■ **Task to carry out**:
In this exercise, return the whole listing exactly, excluding any images.

■ **Information shown**:
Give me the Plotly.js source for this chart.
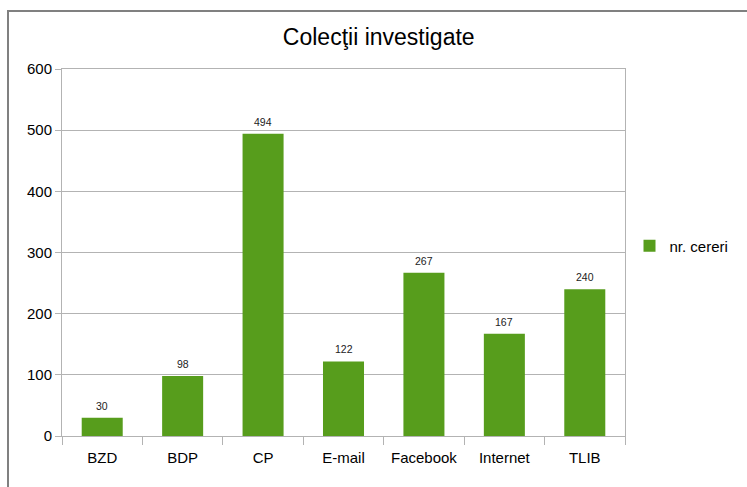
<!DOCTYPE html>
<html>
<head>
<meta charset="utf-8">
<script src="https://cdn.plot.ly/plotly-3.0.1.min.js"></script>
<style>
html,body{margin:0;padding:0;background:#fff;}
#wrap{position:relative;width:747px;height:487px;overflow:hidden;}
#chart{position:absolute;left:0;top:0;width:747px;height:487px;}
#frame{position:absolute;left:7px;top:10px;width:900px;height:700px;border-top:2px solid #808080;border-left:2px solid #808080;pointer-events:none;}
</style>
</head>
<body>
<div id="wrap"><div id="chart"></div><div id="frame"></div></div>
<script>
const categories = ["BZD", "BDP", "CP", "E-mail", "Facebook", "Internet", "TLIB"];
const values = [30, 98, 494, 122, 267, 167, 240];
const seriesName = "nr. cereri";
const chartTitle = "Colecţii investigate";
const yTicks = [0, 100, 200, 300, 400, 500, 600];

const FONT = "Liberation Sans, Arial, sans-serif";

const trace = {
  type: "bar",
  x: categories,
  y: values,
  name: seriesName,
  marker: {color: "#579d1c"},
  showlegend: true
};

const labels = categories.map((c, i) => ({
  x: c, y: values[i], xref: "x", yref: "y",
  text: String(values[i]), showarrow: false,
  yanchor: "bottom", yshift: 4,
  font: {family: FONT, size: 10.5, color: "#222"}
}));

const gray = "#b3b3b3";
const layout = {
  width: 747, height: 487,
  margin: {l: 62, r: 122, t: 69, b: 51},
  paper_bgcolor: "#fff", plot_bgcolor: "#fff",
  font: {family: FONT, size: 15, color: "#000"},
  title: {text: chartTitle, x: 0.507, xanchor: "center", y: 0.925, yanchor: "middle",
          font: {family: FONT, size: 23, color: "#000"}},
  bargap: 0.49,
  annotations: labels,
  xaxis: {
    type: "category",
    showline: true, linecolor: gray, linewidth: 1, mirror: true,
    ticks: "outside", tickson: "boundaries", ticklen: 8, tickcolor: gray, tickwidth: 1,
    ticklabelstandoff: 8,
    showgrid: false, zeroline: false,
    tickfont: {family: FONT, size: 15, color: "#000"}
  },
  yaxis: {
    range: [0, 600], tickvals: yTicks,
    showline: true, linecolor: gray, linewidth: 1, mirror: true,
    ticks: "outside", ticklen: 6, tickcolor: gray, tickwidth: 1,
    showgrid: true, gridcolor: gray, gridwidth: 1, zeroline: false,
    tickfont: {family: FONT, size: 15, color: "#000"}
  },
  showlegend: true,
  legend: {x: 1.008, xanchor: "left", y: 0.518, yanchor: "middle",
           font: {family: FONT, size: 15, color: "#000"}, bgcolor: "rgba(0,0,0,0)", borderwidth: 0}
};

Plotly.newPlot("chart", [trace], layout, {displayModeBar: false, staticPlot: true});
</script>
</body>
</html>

■ **Task output**:
Give me the Plotly.js source for this chart.
<!DOCTYPE html>
<html>
<head>
<meta charset="utf-8">
<script src="https://cdn.plot.ly/plotly-3.0.1.min.js"></script>
<style>
html,body{margin:0;padding:0;background:#fff;}
#wrap{position:relative;width:747px;height:487px;overflow:hidden;}
#chart{position:absolute;left:0;top:0;width:747px;height:487px;}
#frame{position:absolute;left:7px;top:10px;width:900px;height:700px;border-top:2px solid #808080;border-left:2px solid #808080;pointer-events:none;}
</style>
</head>
<body>
<div id="wrap"><div id="chart"></div><div id="frame"></div></div>
<script>
const categories = ["BZD", "BDP", "CP", "E-mail", "Facebook", "Internet", "TLIB"];
const values = [30, 98, 494, 122, 267, 167, 240];
const seriesName = "nr. cereri";
const chartTitle = "Colecţii investigate";
const yTicks = [0, 100, 200, 300, 400, 500, 600];

const FONT = "Liberation Sans, Arial, sans-serif";

const trace = {
  type: "bar",
  x: categories,
  y: values,
  name: seriesName,
  marker: {color: "#579d1c"},
  showlegend: true
};

const labels = categories.map((c, i) => ({
  x: c, y: values[i], xref: "x", yref: "y",
  text: String(values[i]), showarrow: false,
  yanchor: "bottom", yshift: 4,
  font: {family: FONT, size: 10.5, color: "#222"}
}));

const gray = "#b3b3b3";
const layout = {
  width: 747, height: 487,
  margin: {l: 62, r: 122, t: 69, b: 51},
  paper_bgcolor: "#fff", plot_bgcolor: "#fff",
  font: {family: FONT, size: 15, color: "#000"},
  title: {text: chartTitle, x: 0.507, xanchor: "center", y: 0.925, yanchor: "middle",
          font: {family: FONT, size: 23, color: "#000"}},
  bargap: 0.49,
  annotations: labels,
  xaxis: {
    type: "category",
    showline: true, linecolor: gray, linewidth: 1, mirror: true,
    ticks: "outside", tickson: "boundaries", ticklen: 8, tickcolor: gray, tickwidth: 1,
    ticklabelstandoff: 8,
    showgrid: false, zeroline: false,
    tickfont: {family: FONT, size: 15, color: "#000"}
  },
  yaxis: {
    range: [0, 600], tickvals: yTicks,
    showline: true, linecolor: gray, linewidth: 1, mirror: true,
    ticks: "outside", ticklen: 6, tickcolor: gray, tickwidth: 1,
    showgrid: true, gridcolor: gray, gridwidth: 1, zeroline: false,
    tickfont: {family: FONT, size: 15, color: "#000"}
  },
  showlegend: true,
  legend: {x: 1.008, xanchor: "left", y: 0.518, yanchor: "middle",
           font: {family: FONT, size: 15, color: "#000"}, bgcolor: "rgba(0,0,0,0)", borderwidth: 0}
};

Plotly.newPlot("chart", [trace], layout, {displayModeBar: false, staticPlot: true});
</script>
</body>
</html>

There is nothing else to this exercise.